Tag Archives: Susan Boyle

Glee as the new American Idol

Is Glee the new American Idol? Could be.  Certainly, Glee has momentum at the moment, and American Idol after a long and spectacular run in the first moments of its decline.  This image, from Google trends, shows Glee over taking American Idol some time in the last quarter…at least as a search term on line.

For the sake of argument, let’s say Glee is the new American Idol.  We may not be correct but we do at least have the opportunity for speculation that would not otherwise occur to us, and with this, we have the opportunity for an early warning.  (The Chief Culture Officer is prepared to be wrong much of the time in order to be "sighted" some of the time.)

Some things don’t seem to change at all.  Both shows seem devoted to the endless recitation of popular culture that is actually not all that popular anymore.  American Idol seems determined to ignore most of what has happened to music since the 1990s.  Glee the same.  (Readers of this blog will know that I take these to be one of several indicators that the "alternative" sensibility of the 1990s is now on the wane.  More evidence?  The decline of Parks and Recreation and Community and of NBC and the now departed Ben Silverman who used to work there.)

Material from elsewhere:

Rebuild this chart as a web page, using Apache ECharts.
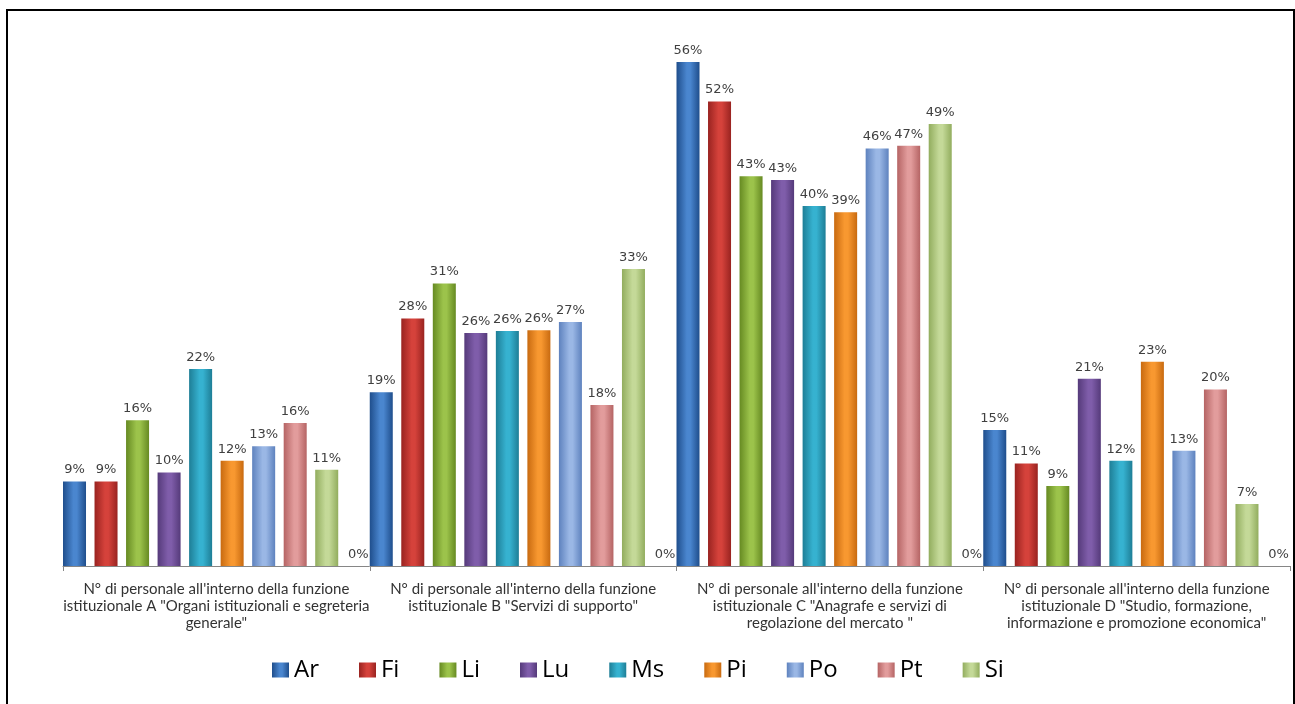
<!DOCTYPE html>
<html>
<head>
<meta charset="utf-8">
<script src="https://cdn.jsdelivr.net/npm/echarts@6/dist/echarts.min.js"></script>
<style>
html,body{margin:0;padding:0;background:#fff;}
#chart{width:1295px;height:704px;}
</style>
</head>
<body>
<div id="chart"></div>
<script>
var categories = [
  "N° di personale all'interno della funzione\nistituzionale A \"Organi istituzionali e segreteria\ngenerale\"",
  "N° di personale all'interno della funzione\nistituzionale B \"Servizi di supporto\"",
  "N° di personale all'interno della funzione\nistituzionale C \"Anagrafe e servizi di\nregolazione del mercato \"",
  "N° di personale all'interno della funzione\nistituzionale D \"Studio, formazione,\ninformazione e promozione economica\""
];
var seriesNames = ["Ar", "Fi", "Li", "Lu", "Ms", "Pi", "Po", "Pt", "Si"];
var Ar = [9.4, 19.3, 56.0, 15.1];
var Fi = [9.4, 27.5, 51.6, 11.4];
var Li = [16.2, 31.4, 43.3, 8.9];
var Lu = [10.4, 25.9, 42.9, 20.8];
var Ms = [21.9, 26.1, 40.0, 11.7];
var Pi = [11.7, 26.2, 39.3, 22.7];
var Po = [13.3, 27.1, 46.4, 12.8];
var Pt = [15.9, 17.9, 46.7, 19.6];
var Si = [10.7, 33.0, 49.1, 6.9];
var Blank = [0, 0, 0, 0];
var seriesValues = [Ar, Fi, Li, Lu, Ms, Pi, Po, Pt, Si];

var palette = [
  ["#1F4E8C", "#4A86CF"],
  ["#992320", "#D5423B"],
  ["#668A22", "#9CC34B"],
  ["#553A7A", "#7F5DAA"],
  ["#1E7E96", "#36B2D0"],
  ["#C86A10", "#F89830"],
  ["#5E82BE", "#9AB7E5"],
  ["#B56464", "#E29C9C"],
  ["#92AD5E", "#C4D998"]
];

function grad(c) {
  return new echarts.graphic.LinearGradient(0, 0, 1, 0, [
    {offset: 0, color: c[0]},
    {offset: 0.45, color: c[1]},
    {offset: 0.6, color: c[1]},
    {offset: 1, color: c[0]}
  ]);
}

var labelStyle = {
  show: true,
  position: 'top',
  distance: 5,
  color: '#404040',
  fontFamily: 'DejaVu Sans',
  fontSize: 13,
  formatter: function (p) { return Math.round(p.value) + '%'; }
};

var series = seriesNames.map(function (n, i) {
  return {
    name: n,
    type: 'bar',
    data: seriesValues[i],
    barGap: '37%',
    barCategoryGap: '0%',
    itemStyle: {color: grad(palette[i])},
    label: labelStyle,
    emphasis: {disabled: true}
  };
});
series.push({
  name: 'blank',
  type: 'bar',
  data: Blank,
  barGap: '37%',
  barCategoryGap: '0%',
  itemStyle: {color: '#ffffff'},
  label: labelStyle,
  emphasis: {disabled: true}
});

var chart = echarts.init(document.getElementById('chart'), null, {renderer: 'canvas'});
chart.setOption({
  backgroundColor: '#ffffff',
  animation: false,
  grid: {left: 63, right: 5, top: 26, bottom: 138},
  legend: {
    data: seriesNames,
    left: 267,
    top: 653,
    itemWidth: 17,
    itemHeight: 15,
    itemGap: 40,
    textStyle: {fontFamily: 'Open Sans', fontSize: 24, color: '#000'},
    icon: 'rect'
  },
  xAxis: {
    type: 'category',
    data: categories,
    axisLine: {lineStyle: {color: '#868686', width: 1}},
    axisTick: {show: true, length: 5, lineStyle: {color: '#868686'}},
    axisLabel: {
      interval: 0,
      margin: 15,
      color: '#333333',
      fontFamily: 'Lato',
      fontSize: 15,
      lineHeight: 17
    }
  },
  yAxis: {
    type: 'value',
    min: 0,
    max: 60,
    show: false,
    splitLine: {show: false}
  },
  graphic: [{
    type: 'rect',
    shape: {x: 7, y: 10, width: 1287, height: 700},
    style: {fill: null, stroke: '#000', lineWidth: 2},
    silent: true
  }],
  series: series
});
</script>
</body>
</html>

But there are some interesting differences.  American Idol devotes itself to intensely personal stories, as kids claw their way to the top.  It’s all terribly authentic. Some of the point of the exercise is to get to know these kids, to root for them, to watch a star being born.   Glee on the other hand is an exercise in flat out artifice.  We don’t get to know the "real" actors beneath the characters and there isn’t very much to get to know about the characters themselves.  This is musical theater, with much more emphasis on the music than the theater.  Indeed, the Glee plot is finally just a device for song and dance delivery. There is some dramatic continuity, some dramatic tension, but its exists for the purposes of cheap sentiment more than character development.  

Indeed, Glee appears designed for modularity.  We can break kids out for song and dance purposes and we can drop celebrities in.  I noticed today that show co-creator Ryan Murphy is suggesting that Susan Boyle appear as a lunch lady.  And with this the possibilities are endless.  Wayne Newton as the janitor can’t be far away.  Just so long as you are recognizable and can burst into song.  And this really is artifice.  Now every actor and character is just a place keeper, a pretext for the infusion of more music.

At their best, the 1990s were a time of unstinting authenticity.  I remember an editor of an alternative music magazine telling me that he couldn’t get photos of the bands he was covering because the bands insisted that a photo would demand that they "pose" and that was precisely the sort of falsehood their music was designed to refuse.  

Pose?   In the era of Glee, it’s "where would you like me?  And what expression should I wear?"  It’s not about authenticity.  It’s about being as emotionally compliant as necessary. Stardom is so precious a capital, we will pay anything for it.  We will endure TMZ coverage and much, much worse.  

By this reckoning, and it’s only a reckoning, American culture is now governed by the rules of musical theater, where kids live for the "one big break," and make any compromise necessary to get there.  This takes us several light years away from the sensibility that came out of the Pacific Northwest in the late 1980s.  Chrystal Bowersox has something of this sensibility, and her victory, if that’s what happens on American Idol, may be last hurrah.  

References

Stack, Tim.  2010.  Susan Boyle to play McKinley High Lunch Lady.  Entertainment Weekly. May 19.  here.